What is expected :: In the listing below, locate the lines that hold the string "this". Copy those lines.

--- Start Provided material ---

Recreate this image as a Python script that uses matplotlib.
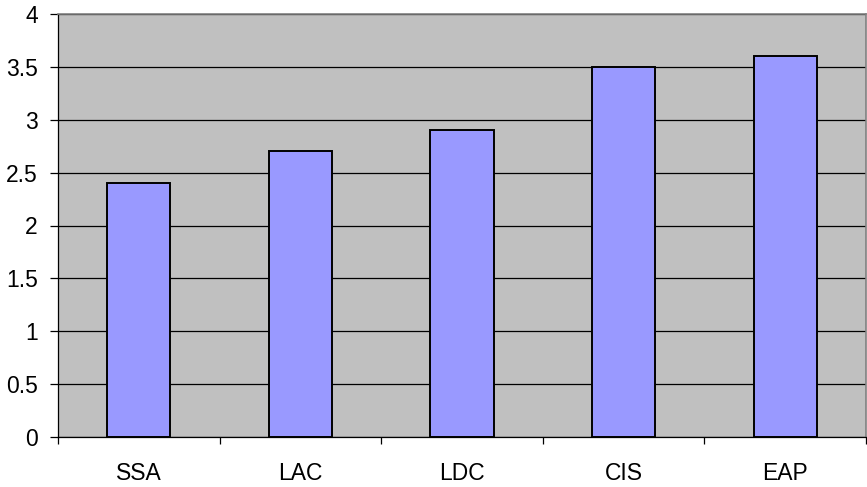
import matplotlib
matplotlib.use("Agg")
import matplotlib.pyplot as plt
import numpy as np

# regions and values
regions = ["SSA", "LAC", "LDC", "CIS", "EAP"]
values = [2.4, 2.7, 2.9, 3.5, 3.6]
y_ticks = [0, 0.5, 1, 1.5, 2, 2.5, 3, 3.5, 4]
y_tick_labels = ["0", "0.5", "1", "1.5", "2", "2.5", "3", "3.5", "4"]

plt.rcParams['font.family'] = ['Liberation Sans', 'DejaVu Sans']

fig = plt.figure(figsize=(8.67, 4.87), dpi=100)
ax = fig.add_axes([58 / 867, 50 / 487, 808 / 867, 423 / 487])
ax.set_facecolor("#C0C0C0")

x = np.arange(len(regions))
ax.bar(x, values, width=0.39, color="#9999FF", edgecolor="black", linewidth=1.4, zorder=3)

ax.set_xlim(-0.5, len(regions) - 0.5)
ax.set_ylim(0, 4)
ax.set_yticks(y_ticks)
ax.set_yticklabels(y_tick_labels)
ax.yaxis.grid(True, color="black", linewidth=0.9, zorder=1)
ax.set_axisbelow(True)

# category labels centred, tick marks between categories
ax.set_xticks(x)
ax.set_xticklabels(regions)
ax.tick_params(axis="x", which="major", length=0, pad=18, labelsize=16.5)
ax.set_xticks(np.arange(-0.5, len(regions)), minor=True)
ax.tick_params(axis="x", which="minor", length=5, width=0.9, color="black")
ax.tick_params(axis="y", length=5.5, width=0.9, pad=9, labelsize=16.5)

for side in ["left", "bottom"]:
    ax.spines[side].set_color("black")
    ax.spines[side].set_linewidth(0.9)
for side in ["top", "right"]:
    ax.spines[side].set_color("#808080")
    ax.spines[side].set_linewidth(1.2)

fig.savefig("out.png", dpi=100)
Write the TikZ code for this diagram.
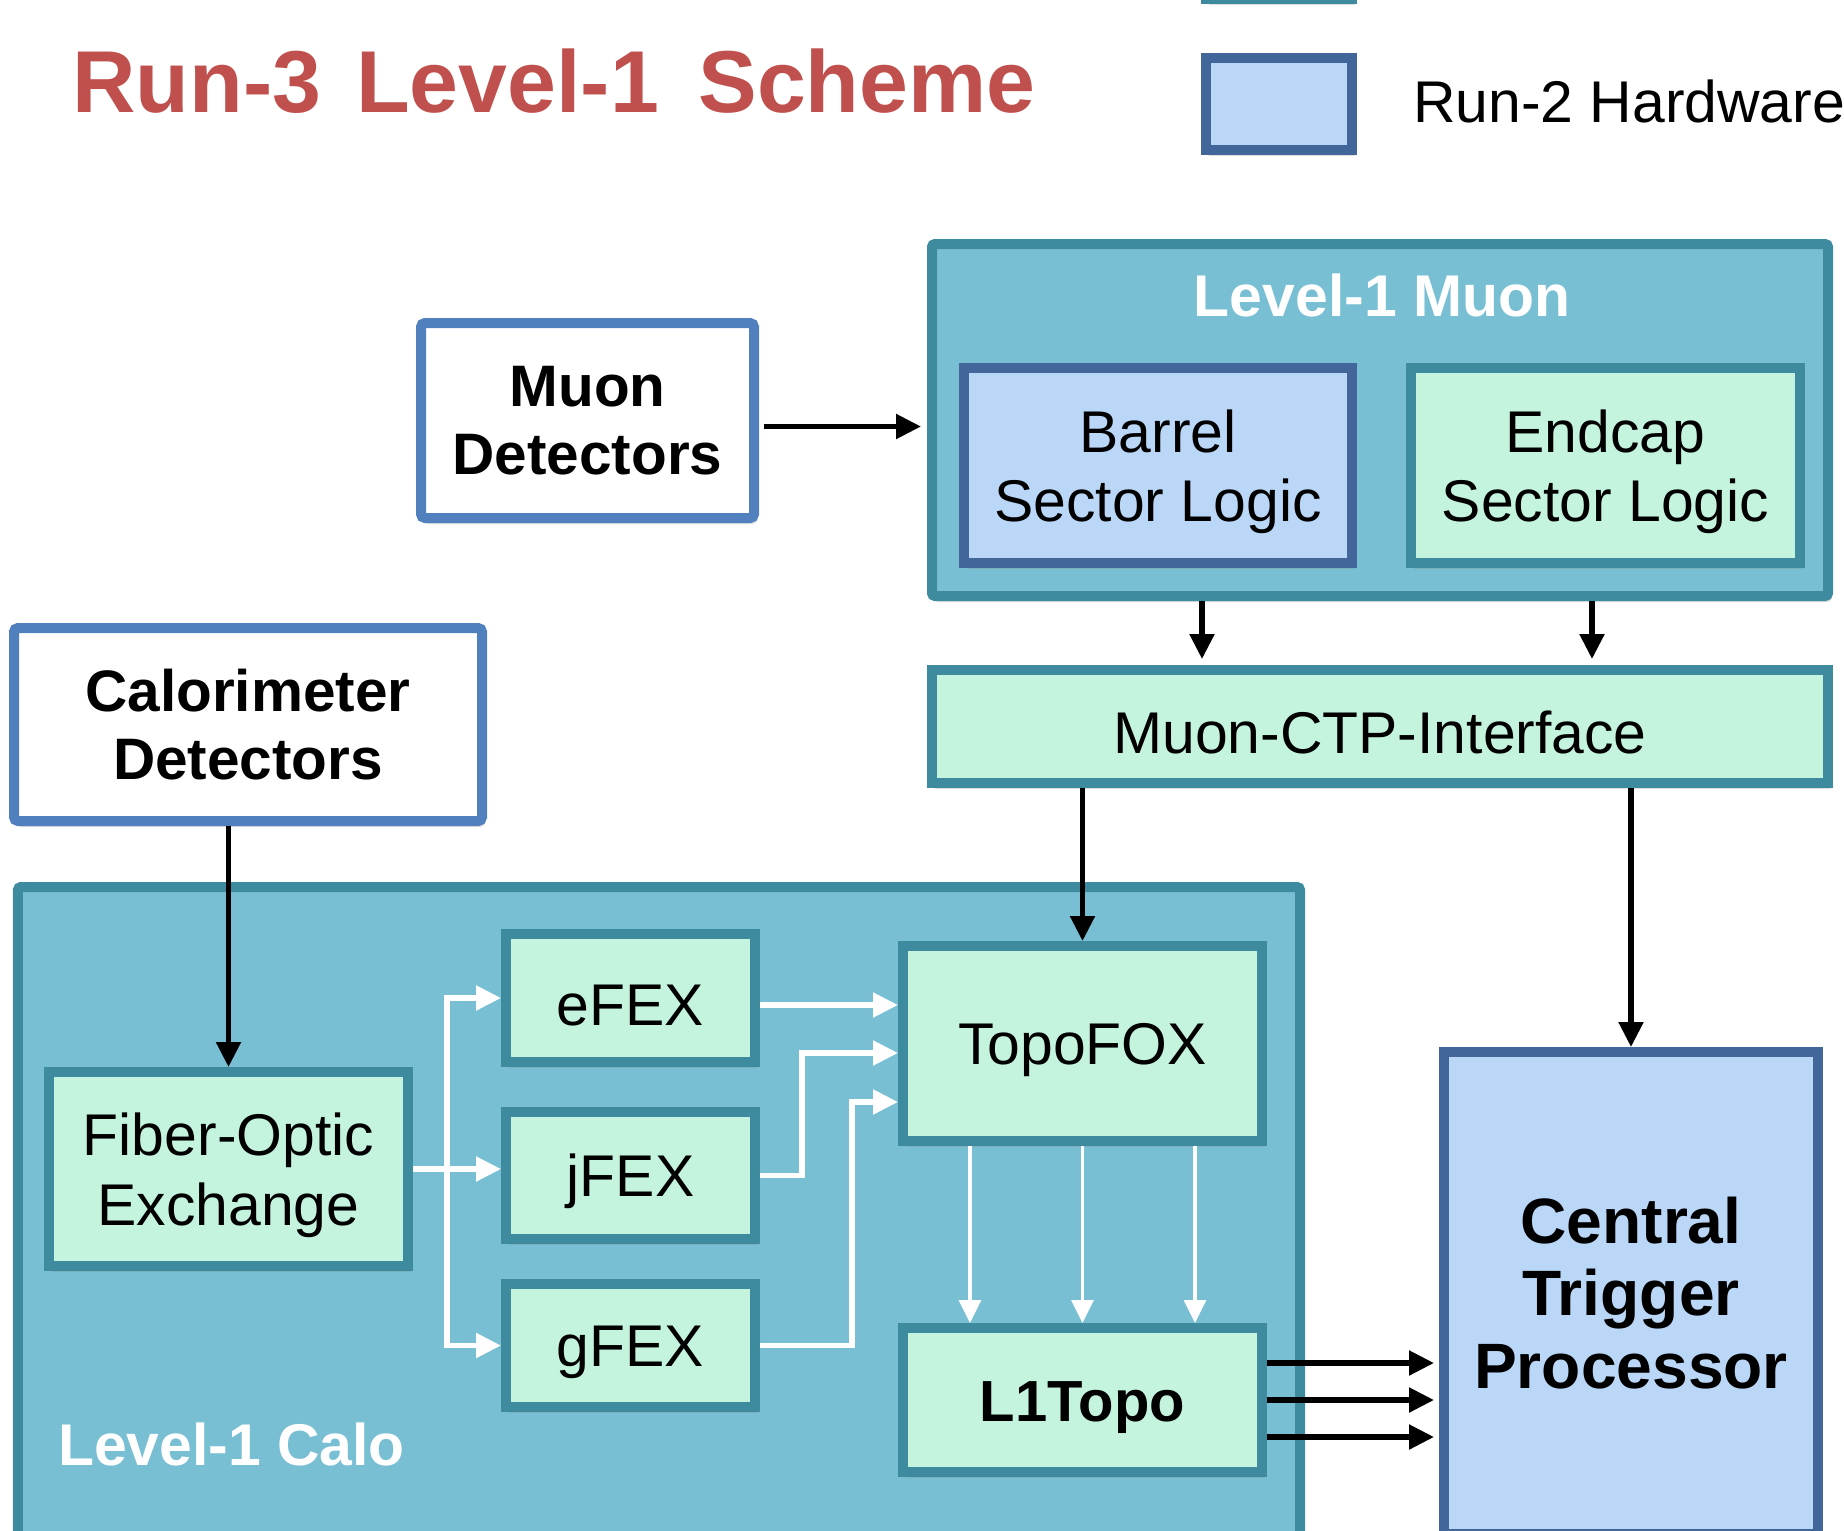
\documentclass[tikz,border=0pt]{standalone}
\usepackage{fontspec}
\setmainfont{Liberation Sans}
\usepackage{tikz}
\usetikzlibrary{arrows.meta, positioning, shadows}

\definecolor{titlered}{HTML}{C0504D}
\definecolor{l1fill}{HTML}{79BFD4}
\definecolor{tealedge}{HTML}{3E8A9E}
\definecolor{newfill}{HTML}{C5F4DE}
\definecolor{oldfill}{HTML}{BBD7F7}
\definecolor{oldedge}{HTML}{426699}
\definecolor{detedge}{HTML}{5080BD}

% raises the first line box so the text sits a little low
\newcommand{\sinkline}{\rule{0pt}{1.1cm}}

\begin{document}
\begin{tikzpicture}[
  boxtext/.style={font=\fontsize{33.5}{39.5}\selectfont},
  sunk/.style={execute at begin node={\sinkline}},
  boxshadow/.style={drop shadow={opacity=0.25, shadow xshift=0.06cm, shadow yshift=-0.12cm}},
  system/.style={rectangle, draw=tealedge, fill=l1fill, line width=0.2cm, rounded corners=0.06cm, boxshadow},
  newhw/.style={rectangle, draw=tealedge, fill=newfill, line width=0.2cm, inner sep=0pt, align=center, boxtext, sunk, boxshadow},
  oldhw/.style={rectangle, draw=oldedge, fill=oldfill, line width=0.2cm, inner sep=0pt, align=center, boxtext, boxshadow},
  detector/.style={rectangle, draw=detedge, fill=white, line width=0.2cm, rounded corners=0.08cm, inner sep=0pt, align=center, font=\bfseries\fontsize{33.3}{39}\selectfont, boxshadow},
  syslabel/.style={text=white, font=\bfseries\fontsize{33.5}{39}\selectfont},
  line/.style={draw, line width=3pt, -{Triangle[length=0.5cm, width=0.48cm]}},
  wline/.style={line, draw=white},
  thinline/.style={draw=white, line width=1.8pt, -{Triangle[length=0.46cm, width=0.44cm]}}
]
  \path[use as bounding box, clip] (0,0) rectangle (36.88,-30.62);

  % title and key
  \node[anchor=base west, text=titlered, font=\bfseries\fontsize{50}{58}\selectfont] (title) at (1.32,-2.24) {Run-3\hspace{0.4em}Level-1\hspace{0.45em}Scheme};
  \node[newhw, minimum width=2.92cm, minimum height=1.84cm] (keynew) at (25.58,0.94) {};
  \node[oldhw, minimum width=2.92cm, minimum height=1.84cm] (keyold) at (25.58,-2.08) {};
  \node[anchor=base west, boxtext] (keyoldtext) at (28.14,-2.44) {Run-2 Hardware};

  % systems
  \node[system, minimum width=17.92cm, minimum height=7.04cm] (l1muon) at (27.60,-8.40) {};
  \node[syslabel, anchor=base] (l1muonlabel) at (27.64,-6.32) {Level-1 Muon};
  \node[system, minimum width=25.64cm, minimum height=14.26cm] (l1calo) at (13.18,-24.87) {};
  \node[syslabel, anchor=base west] (l1calolabel) at (1.04,-29.30) {Level-1 Calo};

  % detectors
  \node[detector, minimum width=6.66cm, minimum height=3.90cm] (muondet) at (11.75,-8.41) {Muon\\Detectors};
  \node[detector, minimum width=9.36cm, minimum height=3.86cm] (calodet) at (4.96,-14.49) {Calorimeter\\Detectors};

  % muon side
  \node[oldhw, minimum width=7.76cm, minimum height=3.90cm] (barrel) at (23.16,-9.31) {\sinkline Barrel\\Sector Logic};
  \node[newhw, minimum width=7.78cm, minimum height=3.90cm] (endcap) at (32.11,-9.31) {\sinkline Endcap\\Sector Logic};
  \node[newhw, minimum width=17.92cm, minimum height=2.26cm] (mctp) at (27.60,-14.53) {Muon-CTP-Interface};

  % calo side
  \node[newhw, minimum width=7.18cm, minimum height=3.88cm] (foe) at (4.57,-23.38) {\sinkline Fiber-Optic\\Exchange};
  \node[newhw, minimum width=4.98cm, minimum height=2.56cm] (efex) at (12.61,-19.96) {eFEX};
  \node[newhw, minimum width=4.98cm, minimum height=2.54cm] (jfex) at (12.61,-23.51) {jFEX};
  \node[newhw, minimum width=4.98cm, minimum height=2.46cm] (gfex) at (12.61,-26.91) {gFEX};
  \node[newhw, minimum width=7.18cm, minimum height=3.90cm] (topofox) at (21.65,-20.87) {TopoFOX};
  \node[newhw, minimum width=7.18cm, minimum height=2.88cm, font=\bfseries\fontsize{33}{39}\selectfont] (l1topo) at (21.65,-28.00) {L1Topo};
  \node[oldhw, minimum width=7.48cm, minimum height=9.64cm, font=\bfseries\fontsize{36.5}{41.5}\selectfont] (ctp) at (32.62,-25.86) {Central\\Trigger\\Processor};

  % black connections
  \path[line, shorten <=0.1cm, shorten >=0.12cm] ([yshift=-0.12cm]muondet.east) coordinate (md) -- (md -| l1muon.west);
  \path[line, shorten >=0.12cm] ([xshift=-3.56cm]l1muon.south) -- ([xshift=-3.56cm]mctp.north);
  \path[line, shorten >=0.12cm] ([xshift=4.24cm]l1muon.south) -- ([xshift=4.24cm]mctp.north);
  \path[line] (topofox.north |- mctp.south) -- (topofox.north);
  \path[line] (ctp.north |- mctp.south) -- (ctp.north);
  \path[line] (foe.north |- calodet.south) -- (foe.north);
  \foreach \dy in {0.74,0,-0.74}
    \path[line, shorten >=0.1cm] ([yshift=\dy cm]l1topo.east) coordinate (out) -- (out -| ctp.west);

  % white connections
  \coordinate (split) at ([xshift=0.68cm]foe.east);
  \path[wline] (foe.east) -- (foe.east -| jfex.west);
  \path[wline] (split) |- (efex.west);
  \path[wline] (split) |- (gfex.west);
  \path[wline] ([yshift=-0.14cm]efex.east) coordinate (ef) -- (ef -| topofox.west);
  \path[wline] (jfex.east) -- ++(0.84,0) |- ([yshift=-0.19cm]topofox.west);
  \path[wline] (gfex.east) -- ++(1.84,0) |- ([yshift=-1.17cm]topofox.west);
  \foreach \dx in {-2.25,0,2.25}
    \path[thinline] ([xshift=\dx cm]topofox.south) -- ([xshift=\dx cm]l1topo.north);
\end{tikzpicture}
\end{document}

--- End Provided material ---

Answer below ::
Recreate this image as a Python script that uses matplotlib.
Write the TikZ code for this diagram.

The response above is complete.